Im Tal ist das Refuge d’Asinao erreicht. Auch hier ist außer mir kein anderer Wanderer.

Refuge d’Asinao

Ich nutze die komfortable Möglichkeit, die Wasservorräte an einer Wasserstelle aufzufüllen. Nach dem kräftezehrenden Abstieg, freut man sich auf das kühle Nass am Refuge d’Asinao. Allzu voll muss man seine Flaschen allerdings nicht füllen, denn während der folgenden Wegstrecke gibt es reichlich Quellen und Bäche. Das Wasser ist so gut, dass es nicht einmal aufbereitet werden muss. Ich habe in den 5 Tagen schätzungsweise 20 Liter aus Bächen und Quellen getrunken, ohne dass es irgendwelche Probleme margentechnischer Art gab.

Wasserstelle am Refuge d’Asinao

Dichter Wald

Im weiteren Verlauf führt der GR 20 zwischen Refuge d’Asinao und dem Bavella-Pass vorwiegend durch Nadelwald.

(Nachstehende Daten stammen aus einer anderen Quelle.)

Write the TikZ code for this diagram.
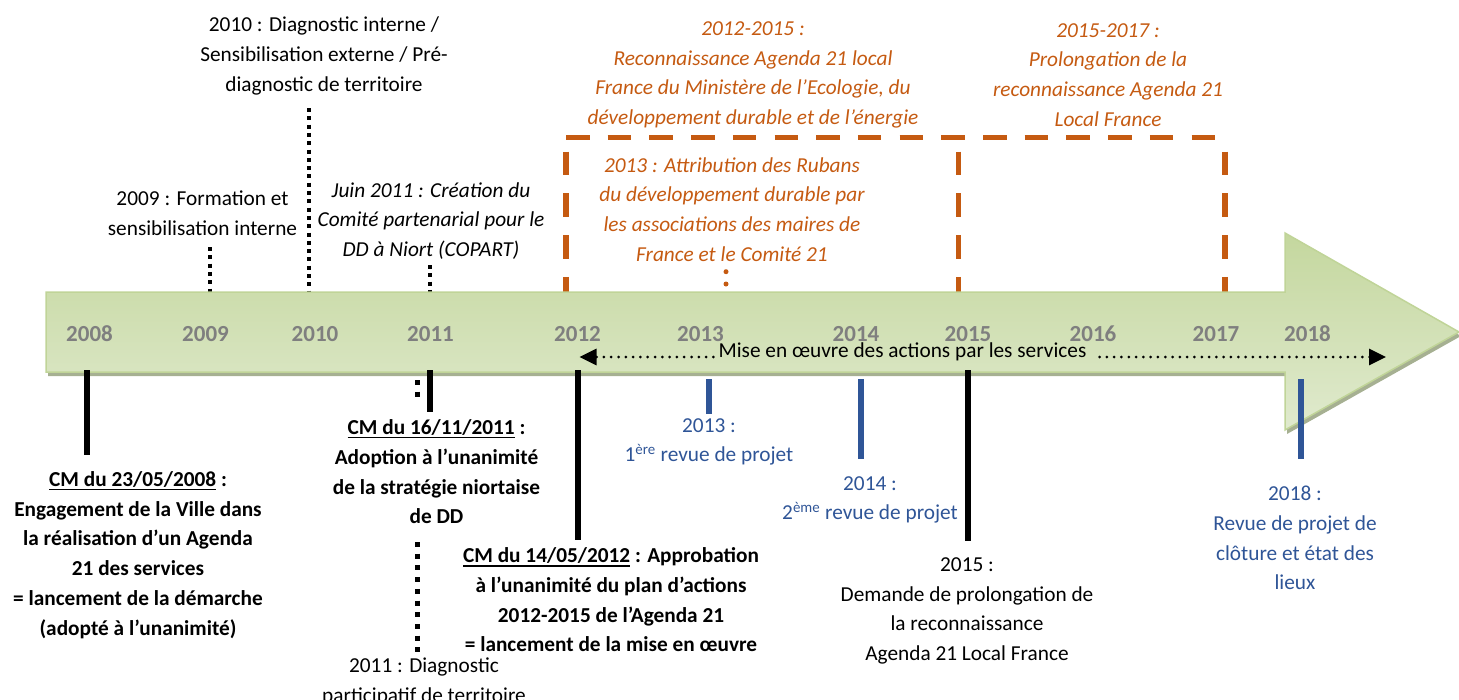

Nur an wenigen Stellen wird der Blick auf die Umgebung frei (Foto unten). Mag sein, dass auch die schwindenden Kräfte den Eindruck verstärken, aber gerade in diesem Abschnitt erscheint mir der GR 20 ein wenig dunkel, wenn nicht sogar düster. Immer wieder passiert man Stellen, wo Wildschweinrotten wüst umgepflügte Erdlöcher hinterlassen haben.

Dichter Wald

Ausstieg am Bavella-Pass

Bavella

Der Bavella-Pass ist von hier aus (Foto oben) nur circa 30 Minuten entfernt. Die Gegend ist sehr beliebt bei Kletterern. Dank der Felswände reichen ihre Stimmen aus luftiger Höhe bis hinunter in den Wald. Für mich endet am Pass die 5-tägige Wanderung. Das letzte Teilstück, das fast durchweg im schattigen Wald verlief, empfand ich als demotivierend. Die Luft war raus. 94 Wanderkilometer, 6.680 Höhenmeter und viele wunderbare Eindrücke hatte ich während der vergangenen fünf Tagen gesammelt.

Ich verbrachte die folgende Nacht in der „Auberge Bavella“, wo die Mehrbettzimmer im Souterrain dunkel und der Service lausig sind. Die Bedienung im Restaurant hatte partout keine Lust, ihrer Arbeit nachzugehen, geschweige denn ein freundliches Gesicht aufzusetzen. So fuhr ich am nächsten Morgen in aller Frühe per Anhalter nach Puerto Vecchio, wo ich mit einem Mietwagen die Küste entlang hinauf nach Bastia fuhr. Gleich der erste Wagen hielt an. Ein kurzweiliger Plausch mit einem freundlichen Herrn. Zumindest dies ein versöhnlicher Abschied vom Bavella-Pass.